**Raw data**
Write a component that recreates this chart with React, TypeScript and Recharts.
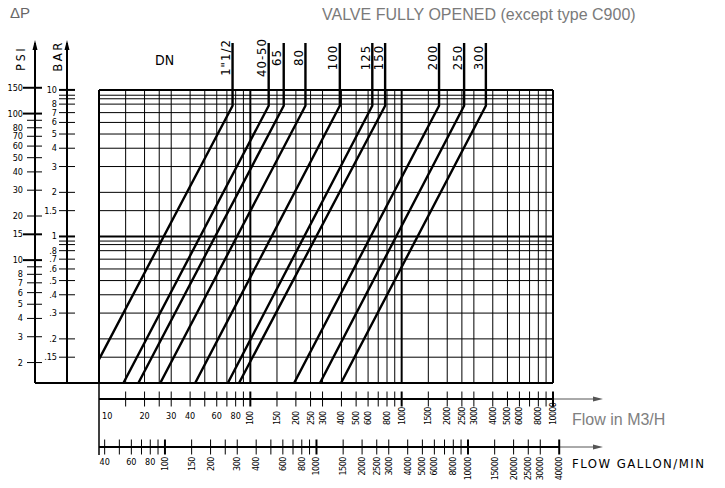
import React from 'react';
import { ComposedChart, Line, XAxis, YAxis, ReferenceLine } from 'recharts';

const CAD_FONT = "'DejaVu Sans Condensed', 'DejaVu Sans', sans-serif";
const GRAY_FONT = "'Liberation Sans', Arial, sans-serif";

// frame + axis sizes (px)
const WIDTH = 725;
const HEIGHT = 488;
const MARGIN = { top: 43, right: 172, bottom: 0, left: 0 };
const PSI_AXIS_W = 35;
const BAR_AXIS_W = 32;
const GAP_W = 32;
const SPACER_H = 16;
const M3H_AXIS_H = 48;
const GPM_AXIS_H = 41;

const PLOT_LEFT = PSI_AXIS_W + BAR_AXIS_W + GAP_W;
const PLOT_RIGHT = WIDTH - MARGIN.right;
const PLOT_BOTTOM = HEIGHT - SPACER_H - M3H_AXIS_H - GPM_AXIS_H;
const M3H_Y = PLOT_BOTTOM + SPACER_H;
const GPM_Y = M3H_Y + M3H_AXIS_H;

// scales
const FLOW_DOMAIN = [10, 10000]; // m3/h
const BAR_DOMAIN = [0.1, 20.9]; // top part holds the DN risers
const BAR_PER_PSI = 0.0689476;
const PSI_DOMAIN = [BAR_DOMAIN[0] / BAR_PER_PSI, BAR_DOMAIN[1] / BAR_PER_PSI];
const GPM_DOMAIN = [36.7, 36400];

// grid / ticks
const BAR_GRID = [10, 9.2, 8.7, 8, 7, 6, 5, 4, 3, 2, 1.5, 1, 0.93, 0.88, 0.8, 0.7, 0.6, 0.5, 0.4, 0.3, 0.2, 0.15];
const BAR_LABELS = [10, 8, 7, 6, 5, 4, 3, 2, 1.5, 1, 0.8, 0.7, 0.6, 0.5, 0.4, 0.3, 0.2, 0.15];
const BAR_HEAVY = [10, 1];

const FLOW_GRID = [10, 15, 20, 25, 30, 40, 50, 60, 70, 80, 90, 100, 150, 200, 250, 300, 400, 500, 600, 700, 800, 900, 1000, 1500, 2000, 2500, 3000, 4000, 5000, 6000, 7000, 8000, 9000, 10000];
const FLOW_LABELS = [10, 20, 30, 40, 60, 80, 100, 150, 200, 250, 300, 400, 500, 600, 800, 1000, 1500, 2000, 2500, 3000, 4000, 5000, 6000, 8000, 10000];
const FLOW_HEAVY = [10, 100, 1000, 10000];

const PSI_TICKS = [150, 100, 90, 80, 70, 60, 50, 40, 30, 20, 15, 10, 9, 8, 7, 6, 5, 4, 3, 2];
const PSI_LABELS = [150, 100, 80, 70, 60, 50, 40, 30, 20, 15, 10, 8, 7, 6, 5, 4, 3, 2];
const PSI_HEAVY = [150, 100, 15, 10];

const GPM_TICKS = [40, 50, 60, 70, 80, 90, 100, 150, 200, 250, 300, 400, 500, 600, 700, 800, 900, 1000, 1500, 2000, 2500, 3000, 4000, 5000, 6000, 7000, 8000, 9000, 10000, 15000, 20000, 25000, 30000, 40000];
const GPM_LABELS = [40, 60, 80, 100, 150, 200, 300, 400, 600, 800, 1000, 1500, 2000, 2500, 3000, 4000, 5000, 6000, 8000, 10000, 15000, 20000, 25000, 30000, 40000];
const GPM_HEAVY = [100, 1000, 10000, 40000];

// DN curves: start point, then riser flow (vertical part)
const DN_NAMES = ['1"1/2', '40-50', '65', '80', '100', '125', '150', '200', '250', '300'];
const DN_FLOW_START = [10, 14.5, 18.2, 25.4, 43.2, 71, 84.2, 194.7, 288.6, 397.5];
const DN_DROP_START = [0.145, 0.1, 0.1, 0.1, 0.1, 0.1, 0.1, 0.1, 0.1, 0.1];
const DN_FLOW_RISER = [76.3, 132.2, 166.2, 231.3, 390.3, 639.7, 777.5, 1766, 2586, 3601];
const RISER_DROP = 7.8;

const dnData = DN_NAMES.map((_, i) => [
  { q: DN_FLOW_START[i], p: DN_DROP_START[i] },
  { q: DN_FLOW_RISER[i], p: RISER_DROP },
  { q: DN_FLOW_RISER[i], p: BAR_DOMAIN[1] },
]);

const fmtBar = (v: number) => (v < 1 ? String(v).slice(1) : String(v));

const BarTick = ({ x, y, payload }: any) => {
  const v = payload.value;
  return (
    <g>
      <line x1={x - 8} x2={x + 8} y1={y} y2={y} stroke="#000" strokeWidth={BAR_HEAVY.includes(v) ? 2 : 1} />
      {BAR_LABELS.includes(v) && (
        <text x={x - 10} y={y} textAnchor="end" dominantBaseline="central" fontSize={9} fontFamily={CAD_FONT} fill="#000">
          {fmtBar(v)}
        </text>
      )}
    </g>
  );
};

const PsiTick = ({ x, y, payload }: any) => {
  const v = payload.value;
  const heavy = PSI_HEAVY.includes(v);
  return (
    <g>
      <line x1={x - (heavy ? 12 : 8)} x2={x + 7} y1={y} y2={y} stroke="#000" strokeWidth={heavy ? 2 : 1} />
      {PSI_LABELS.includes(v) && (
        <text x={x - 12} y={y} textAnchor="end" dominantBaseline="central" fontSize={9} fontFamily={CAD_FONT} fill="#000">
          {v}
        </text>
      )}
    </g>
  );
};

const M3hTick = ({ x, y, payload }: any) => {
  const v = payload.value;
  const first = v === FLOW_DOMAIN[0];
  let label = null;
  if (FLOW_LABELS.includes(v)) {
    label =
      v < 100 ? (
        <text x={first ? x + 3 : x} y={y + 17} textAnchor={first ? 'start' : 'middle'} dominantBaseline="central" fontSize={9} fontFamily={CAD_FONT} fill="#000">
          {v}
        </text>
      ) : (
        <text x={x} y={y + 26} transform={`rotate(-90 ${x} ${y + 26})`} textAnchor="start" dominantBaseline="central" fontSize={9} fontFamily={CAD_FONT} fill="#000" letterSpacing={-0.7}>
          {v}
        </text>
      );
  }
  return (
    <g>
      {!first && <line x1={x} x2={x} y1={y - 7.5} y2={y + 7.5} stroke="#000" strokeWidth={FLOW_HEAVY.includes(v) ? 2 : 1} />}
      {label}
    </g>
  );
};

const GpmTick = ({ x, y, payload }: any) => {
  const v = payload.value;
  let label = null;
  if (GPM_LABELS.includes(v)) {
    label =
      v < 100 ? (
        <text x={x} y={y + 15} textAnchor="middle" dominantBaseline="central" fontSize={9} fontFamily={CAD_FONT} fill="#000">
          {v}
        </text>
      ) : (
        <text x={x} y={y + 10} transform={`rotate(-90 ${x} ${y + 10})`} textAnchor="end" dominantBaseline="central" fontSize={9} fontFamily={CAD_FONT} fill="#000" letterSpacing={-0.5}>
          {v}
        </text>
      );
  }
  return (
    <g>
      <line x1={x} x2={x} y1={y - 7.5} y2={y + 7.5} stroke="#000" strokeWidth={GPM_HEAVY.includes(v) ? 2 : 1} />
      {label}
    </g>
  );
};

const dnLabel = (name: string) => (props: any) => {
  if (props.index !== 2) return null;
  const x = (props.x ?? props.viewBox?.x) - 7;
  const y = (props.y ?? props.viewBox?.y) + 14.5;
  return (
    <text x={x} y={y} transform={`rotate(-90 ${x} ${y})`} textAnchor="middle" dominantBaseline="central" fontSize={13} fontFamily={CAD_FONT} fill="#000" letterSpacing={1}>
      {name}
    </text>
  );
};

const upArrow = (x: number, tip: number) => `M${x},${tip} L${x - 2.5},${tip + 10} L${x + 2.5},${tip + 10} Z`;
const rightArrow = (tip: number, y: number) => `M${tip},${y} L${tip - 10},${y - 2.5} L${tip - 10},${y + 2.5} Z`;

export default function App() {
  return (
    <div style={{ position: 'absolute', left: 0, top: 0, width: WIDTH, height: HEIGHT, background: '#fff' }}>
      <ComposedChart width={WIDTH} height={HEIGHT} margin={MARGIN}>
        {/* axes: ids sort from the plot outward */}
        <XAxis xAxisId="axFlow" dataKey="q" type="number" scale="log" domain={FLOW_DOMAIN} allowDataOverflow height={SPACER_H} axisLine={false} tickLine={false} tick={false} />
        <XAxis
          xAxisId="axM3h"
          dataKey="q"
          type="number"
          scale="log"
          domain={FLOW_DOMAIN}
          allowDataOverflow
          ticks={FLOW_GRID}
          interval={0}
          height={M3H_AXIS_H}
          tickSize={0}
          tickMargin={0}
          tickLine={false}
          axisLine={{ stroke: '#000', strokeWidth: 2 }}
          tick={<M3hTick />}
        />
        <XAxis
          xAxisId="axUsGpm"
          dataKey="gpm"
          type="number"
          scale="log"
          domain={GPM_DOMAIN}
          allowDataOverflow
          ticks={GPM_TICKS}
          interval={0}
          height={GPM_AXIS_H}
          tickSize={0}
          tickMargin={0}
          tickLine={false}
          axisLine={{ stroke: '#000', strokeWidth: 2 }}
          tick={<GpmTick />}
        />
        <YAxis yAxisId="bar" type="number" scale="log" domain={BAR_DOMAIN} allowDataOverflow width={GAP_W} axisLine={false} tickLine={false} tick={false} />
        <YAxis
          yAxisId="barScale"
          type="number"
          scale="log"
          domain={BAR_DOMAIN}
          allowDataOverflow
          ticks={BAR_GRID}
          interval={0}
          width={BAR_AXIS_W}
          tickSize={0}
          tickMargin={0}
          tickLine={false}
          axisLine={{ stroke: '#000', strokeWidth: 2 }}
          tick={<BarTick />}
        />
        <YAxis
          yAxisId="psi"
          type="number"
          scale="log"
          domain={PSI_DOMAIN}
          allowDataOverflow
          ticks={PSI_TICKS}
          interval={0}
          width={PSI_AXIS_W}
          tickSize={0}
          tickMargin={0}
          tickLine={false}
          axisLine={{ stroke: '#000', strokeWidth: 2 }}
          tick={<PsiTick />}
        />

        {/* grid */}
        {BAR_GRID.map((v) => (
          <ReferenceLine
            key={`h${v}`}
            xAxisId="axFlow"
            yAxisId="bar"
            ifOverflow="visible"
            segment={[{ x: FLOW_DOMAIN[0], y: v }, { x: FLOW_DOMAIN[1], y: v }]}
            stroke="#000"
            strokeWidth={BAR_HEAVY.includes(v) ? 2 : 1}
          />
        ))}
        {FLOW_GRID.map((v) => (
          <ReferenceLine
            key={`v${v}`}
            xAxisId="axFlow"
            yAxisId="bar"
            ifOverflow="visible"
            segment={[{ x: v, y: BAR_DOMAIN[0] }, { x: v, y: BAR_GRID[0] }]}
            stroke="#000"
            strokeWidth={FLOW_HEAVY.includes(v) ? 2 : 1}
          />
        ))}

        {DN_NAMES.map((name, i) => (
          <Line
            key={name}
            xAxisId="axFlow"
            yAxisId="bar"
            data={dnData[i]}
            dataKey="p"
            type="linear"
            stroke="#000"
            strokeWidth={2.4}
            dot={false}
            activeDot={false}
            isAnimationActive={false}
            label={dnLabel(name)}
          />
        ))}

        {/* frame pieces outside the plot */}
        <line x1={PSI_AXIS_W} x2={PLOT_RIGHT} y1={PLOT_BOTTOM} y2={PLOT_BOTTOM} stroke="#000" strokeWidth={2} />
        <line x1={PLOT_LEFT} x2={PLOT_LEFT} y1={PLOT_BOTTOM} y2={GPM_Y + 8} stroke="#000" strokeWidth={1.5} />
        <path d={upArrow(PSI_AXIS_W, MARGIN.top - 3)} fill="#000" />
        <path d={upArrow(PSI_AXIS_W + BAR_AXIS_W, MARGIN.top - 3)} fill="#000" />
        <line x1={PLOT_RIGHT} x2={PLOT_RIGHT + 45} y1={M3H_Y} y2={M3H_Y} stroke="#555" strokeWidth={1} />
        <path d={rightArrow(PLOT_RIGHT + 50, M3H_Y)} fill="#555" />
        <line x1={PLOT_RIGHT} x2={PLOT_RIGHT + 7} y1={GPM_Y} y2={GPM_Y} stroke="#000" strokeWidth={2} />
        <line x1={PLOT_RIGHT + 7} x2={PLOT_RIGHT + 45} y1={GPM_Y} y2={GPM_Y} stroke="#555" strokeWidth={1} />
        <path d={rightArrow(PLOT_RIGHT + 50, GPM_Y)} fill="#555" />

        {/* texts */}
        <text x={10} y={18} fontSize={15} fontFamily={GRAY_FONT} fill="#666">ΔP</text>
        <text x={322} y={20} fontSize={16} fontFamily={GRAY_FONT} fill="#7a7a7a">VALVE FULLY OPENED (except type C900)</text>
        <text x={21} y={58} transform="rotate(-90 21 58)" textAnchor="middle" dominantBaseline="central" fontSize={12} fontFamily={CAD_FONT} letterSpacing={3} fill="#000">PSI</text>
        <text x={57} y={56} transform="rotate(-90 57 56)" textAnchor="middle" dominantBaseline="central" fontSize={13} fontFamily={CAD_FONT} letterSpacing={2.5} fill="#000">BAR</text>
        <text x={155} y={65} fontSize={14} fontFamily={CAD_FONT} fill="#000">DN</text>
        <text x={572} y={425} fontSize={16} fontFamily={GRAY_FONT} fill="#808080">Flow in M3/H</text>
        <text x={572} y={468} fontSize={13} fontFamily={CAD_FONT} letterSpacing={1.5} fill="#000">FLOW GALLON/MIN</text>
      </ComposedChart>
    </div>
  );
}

**Exercise prompt**
Please reproduce the listing exactly from its opening line through the line that contains "const GPM_DOMAIN = [36.7, 36400];", both included, with all pictures omitted.

**Response**
Write a component that recreates this chart with React, TypeScript and Recharts.
import React from 'react';
import { ComposedChart, Line, XAxis, YAxis, ReferenceLine } from 'recharts';

const CAD_FONT = "'DejaVu Sans Condensed', 'DejaVu Sans', sans-serif";
const GRAY_FONT = "'Liberation Sans', Arial, sans-serif";

// frame + axis sizes (px)
const WIDTH = 725;
const HEIGHT = 488;
const MARGIN = { top: 43, right: 172, bottom: 0, left: 0 };
const PSI_AXIS_W = 35;
const BAR_AXIS_W = 32;
const GAP_W = 32;
const SPACER_H = 16;
const M3H_AXIS_H = 48;
const GPM_AXIS_H = 41;

const PLOT_LEFT = PSI_AXIS_W + BAR_AXIS_W + GAP_W;
const PLOT_RIGHT = WIDTH - MARGIN.right;
const PLOT_BOTTOM = HEIGHT - SPACER_H - M3H_AXIS_H - GPM_AXIS_H;
const M3H_Y = PLOT_BOTTOM + SPACER_H;
const GPM_Y = M3H_Y + M3H_AXIS_H;

// scales
const FLOW_DOMAIN = [10, 10000]; // m3/h
const BAR_DOMAIN = [0.1, 20.9]; // top part holds the DN risers
const BAR_PER_PSI = 0.0689476;
const PSI_DOMAIN = [BAR_DOMAIN[0] / BAR_PER_PSI, BAR_DOMAIN[1] / BAR_PER_PSI];
const GPM_DOMAIN = [36.7, 36400];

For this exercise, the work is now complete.